= Stefán Jón Hafstein =

Icelandic politician (born 1955)

Stefán Jón Hafstein (born February 18, 1955) is an author and independent consultant in various capacities (2025) He was an employee of the Ministry for Foreign Affairs in Iceland, formerly ambassador to the UN Rome based agencies, FAO, WFP and IFAD (2018-2021). He is an independent consultant and lecturer since mid 2024 when he left the MFA to pursue and independent field of work in environmental issues, communications and policymaking. In 2022-2024 he was a Special Envoy for Ocean Affairs at the Ministry. He was previously with the Icelandic International Development Agency (ICEIDA) since 2007. He was the country director in Malawi from 2008 to 2012, but previously a project manager in Namibia. Since 2015 he was the country director in Uganda.

He has a career as a politician, journalist and author. He founded a daily magazine programme for Rás 2 and directed daily radio episodes for Iceland State Broadcasting service where he had a diverse career. He was the editor of the national daily newspaper Dagur (Dagur-Timinn) 1997-1999. He worked for the independent TV station Stöð 2 and produced and directed as well as hosting a string of influential current affairs programmes.

Stefán was elected City Councillor in Reykjavik for the Reykjavíkurlistinn 2002, and the Social Democrats in 2005 but he received a leave of absence in the city council at the beginning of 2007 for two years to work as a project manager at the Development agency of Iceland (ICEIDA) in Namibia. He was ICEIDA country director in Malawi 2008–2012, working for ICEIDA in the capital from 2012, latr to assume a similar post in Uganda (2025-2018)
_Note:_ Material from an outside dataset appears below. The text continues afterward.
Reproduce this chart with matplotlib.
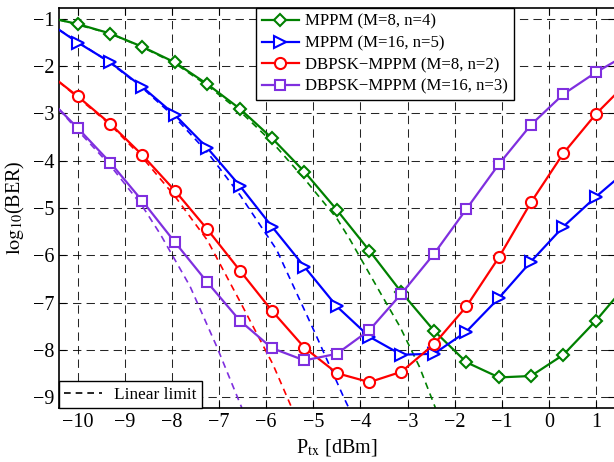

His spouse is Guðrún Kristín Sigurðardóttir.

== Life ==

Stefán's parents were Hannes Þórður Hafstein and Sigrún Stefánsdóttir (both deceased). Stefán's primary school was Vogaskóli and he graduated in 1975 from Menntaskólinn við Tjörnina. He studied English and literature at the University of Iceland and obtained a BA degree in media studies from the Polytechnic of Central London in 1979.

Upon graduation Stefán returned home to Iceland and worked as a journalist and programmer at RÚV 1979–1982. He undertook postgraduate studies in communication studies at the University of Pennsylvania 1983–85 and graduated with a MA degree.

Upon graduating, he worked for a time as an envoy for the Red Cross in Geneva and Ethiopia and held positions of responsibility in that capacity elsewhere. He served as program director of Rás 2 (National Broadcasting Service) and as a programmer for Icelandic television and radio. He presented the question contest Gettu betur in 1991–1994. He was editor of the newspaper Dagur-Tíminn (later Dagur) from 1997 to 1999, with his own business in 2000 and served as head of new media and operations manager with the media and publishing company Edda 2001–2002.

== Political career ==

Stefán took part in the preparation and establishment of the Social Democrats in 1999 and 2000. He was elected Chairman of the executive Committee of Social Democrats from 2001 to 2005. He was elected as City Councillor in Reykjavik in 2002 for the Reykjavíkurlistinn, where he is a representative of the Social Democrats. He won first place in the list of the Social Democratic primaries in 2003. Has served as chairman of the city council, city council president, chairman of the education council, chairman of the Culture and Tourism Board and the chairman of the district Grafarvogur. He was chairman of Vik Maritime Museum from 2004. He was a candidate for the city council in 2005 for the Social Democrats and was elected, sitting on the education board, culture and tourism board, and the board of Reykjavík Energy for a time.

Stefán Jón Hafstein got leave from work in the city council at the beginning of 2007 for two years to work as a project manager at the ICEIDA in Namibia and ceased his work in politics when he became ICEIDA country director in Malawi in 2008. He has worked on those matters since.

== Books ==

Stefán has published seven books:

- Sagnaþulir samtímans, fjölmiðlar á öld upplýsinga (1987)
- Guðirnir eru geggjaðir, personal documentary from Africa (1990)
- New York New York (1992) Documentary.
- Fluguveiðisögur (Fly fishing stories) (2000) (see Flugur.is)
- Fluguveiðiráð (Fly fishing guide) (2013)
- Afríka – ást við aðra sýn Essays from Africa. (2014)
- Heimurin eins og hann er (2022) available in Enghlish as the World as it is since 2024. Chronicles of the complex interconnectedness of the climate crisis. loss of biodiversity and the food systems.